N'édulcorant jamais les faits, la cinéaste fait monter craduellement la tension des émeutes de Central Park à l'enquête négligente et violente de la police (bien trop désireuse de trouver un coupable rapide, voire facile), en passant par le jugement aveugle et la dureté de la vie carcérale, dans ce qui s'apparente à une fusion furieusement habile et cruelle, de nombreux show et films majeurs de ses dernières années (on pense souvent à The Night Of et The People vs O.J.Simpson, mais aussi et surtout sur certains points, à If Beale Street Could Talk), autant qu'un vrai tour de force télévisuel, sur une jeunesse confrontée à la volonté écrasante d'un monde suprématiste à la violence sourde et brutale, qui n'hésitera pas à leur priver de leur liberté sans le moindre remords, ni même sans la moindre preuve de leur culpabilité.


Ne tombant jamais ni dans le misérabilisme facile et manichéisme qui l'est tout autant, la cinéaste invite le spectateur à faire corps avec ce qu'il voit, à examiner une poignée de personnes (les amis, l'entourage) dans ce qu'ils sont l'un pour l'autre, dans leur regard et leur dignité déchirante, dans leur manière de digérer puis de lutter contre une injustice finalement trop commune au sein du pays de l'oncle Sam.
Rien n'a fondamentalement changé entre la fin des années 80 et aujourd'hui, DuVernay le sait mieux que personne et elle nous le rappelle dans un uppercut sur pellicule ou tout fait mal autant que tout sonne juste, du casting indécent de talent (parfait, des seconds couteaux luxueux aux jeunes héros, parmi lesquels Jharrel Jerome, s'impose à nouveau comme l'une des futurs next big thing d'Hollywood après sa partition dans Moonlight de Barry Jenkins) à la bande originale (le score envoûtant et subtil de Kris " Green Book " Bowers), en passant par la photographie (lumineuse signée Bradford Young) et même la mise en scène (virtuose et au sens du cadre percutant).

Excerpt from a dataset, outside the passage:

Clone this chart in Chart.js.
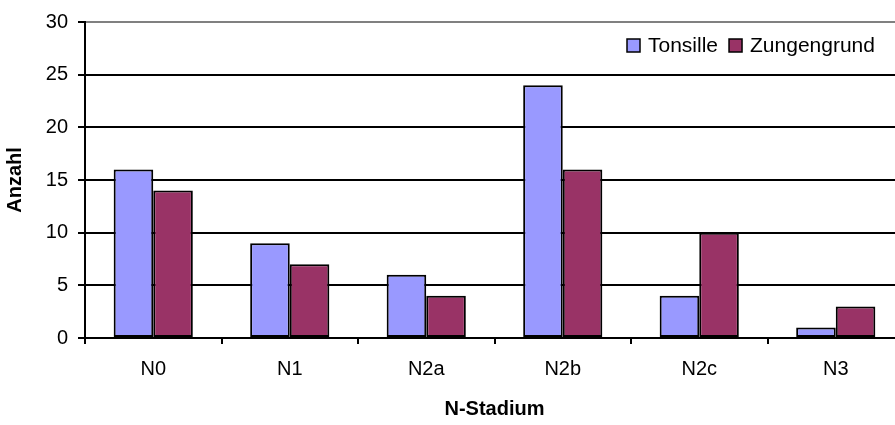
<!DOCTYPE html>
<html>
    <head>
        <title>N-Stadium</title>
        <meta charset="utf-8">
        <script src="https://cdn.jsdelivr.net/npm/chart.js"></script>
        <style>
            html, body { margin: 0; padding: 0; background: #fff; overflow: hidden; }
            #wrap { width: 905px; height: 425px; position: relative; }
        </style>
    </head>
    <body>
        <div id="wrap">
            <canvas id="canvas"></canvas>
        </div>
        <script>
            var stadien = ["N0", "N1", "N2a", "N2b", "N2c", "N3"];
            var tonsille = [16, 9, 6, 24, 4, 1];
            var zungengrund = [14, 7, 4, 16, 10, 3];
            var yTicks = [0, 5, 10, 15, 20, 25, 30];

            var schrift = "Arial, 'Liberation Sans', sans-serif";
            var groesse = 20;

            // Legende oben rechts im Diagrammbereich
            var legende = {
                id: 'legende',
                afterDraw: function (chart) {
                    var ctx = chart.ctx;
                    var x = 627, y = 39, box = 13;
                    ctx.save();
                    ctx.font = "21px " + schrift;
                    ctx.textBaseline = 'middle';
                    chart.data.datasets.forEach(function (ds) {
                        ctx.fillStyle = ds.backgroundColor;
                        ctx.fillRect(x, y, box, box);
                        ctx.lineWidth = 1.5;
                        ctx.strokeStyle = '#000';
                        ctx.strokeRect(x, y, box, box);
                        ctx.fillStyle = '#000';
                        ctx.fillText(ds.label, x + box + 8, y + box / 2 + 1);
                        x += box + 8 + ctx.measureText(ds.label).width + 11;
                    });
                    ctx.restore();
                }
            };

            var ctx = document.getElementById('canvas').getContext('2d');
            var chart = new Chart(ctx, {
                type: 'bar',
                data: {
                    labels: stadien,
                    datasets: [
                        {
                            label: "Tonsille",
                            data: tonsille,
                            backgroundColor: "#9999FF",
                            borderColor: "#000",
                            borderWidth: 2,
                            borderSkipped: false
                        },
                        {
                            label: "Zungengrund",
                            data: zungengrund,
                            backgroundColor: "#993366",
                            borderColor: "#000",
                            borderWidth: 2,
                            borderSkipped: false
                        }
                    ]
                },
                plugins: [legende],
                options: {
                    responsive: true,
                    maintainAspectRatio: false,
                    animation: false,
                    layout: { padding: { top: 19, right: 1, left: 0, bottom: 0 } },
                    datasets: {
                        bar: { categoryPercentage: 0.58, barPercentage: 1 }
                    },
                    plugins: {
                        legend: { display: false },
                        tooltip: { enabled: false }
                    },
                    scales: {
                        x: {
                            afterFit: function (s) { s.height = 87; },
                            grid: {
                                display: true,
                                drawOnChartArea: false,
                                drawTicks: true,
                                tickLength: 6,
                                color: '#000',
                                lineWidth: 2
                            },
                            border: { display: true, color: '#000', width: 2 },
                            ticks: {
                                color: '#000',
                                padding: 13,
                                font: { family: schrift, size: groesse }
                            },
                            title: {
                                display: true,
                                text: "N-Stadium",
                                color: '#000',
                                padding: { top: 0, bottom: 4 },
                                font: { family: schrift, size: groesse, weight: 'bold' }
                            }
                        },
                        y: {
                            min: 0,
                            max: 30,
                            afterFit: function (s) { s.width = 85; },
                            afterBuildTicks: function (s) {
                                s.ticks = yTicks.map(function (v) { return { value: v }; });
                            },
                            grid: {
                                color: function (c) { return c.tick && c.tick.value === 30 ? '#808080' : '#000'; },
                                tickColor: '#000',
                                lineWidth: 2,
                                tickLength: 7
                            },
                            border: { display: true, color: '#000', width: 2 },
                            ticks: {
                                color: '#000',
                                padding: 10,
                                font: { family: schrift, size: groesse }
                            },
                            title: {
                                display: true,
                                text: "Anzahl",
                                color: '#000',
                                padding: { top: 3, bottom: 0 },
                                font: { family: schrift, size: groesse, weight: 'bold' }
                            }
                        }
                    }
                }
            });
        </script>
    </body>
</html>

Sans tambour ni trompette mais avec une rage poignante et communicative, Ava DuVernay laisse exploser toute la sensibilité et la force qui l'habite et trace avec une puissance, une pureté et une justesse rare, les grandes lignes déstructurées et aux résonances universelles, d'une histoire révoltante mais furieusement humaine et empathique, disséquée avec minutie au sein d'un véritable docu-fiction qui donne judicieusement la parole aux victimes d'un système pourri jusqu'à la moelle.

Plus qu'un must-see bouleversant, Dans leur Regard est un show majeur (l'un des meilleurs de l'histoire de Netflix) dont on ne ressort pas indemne, et qui mérite amplement le peu de temps qu'on lui consacre.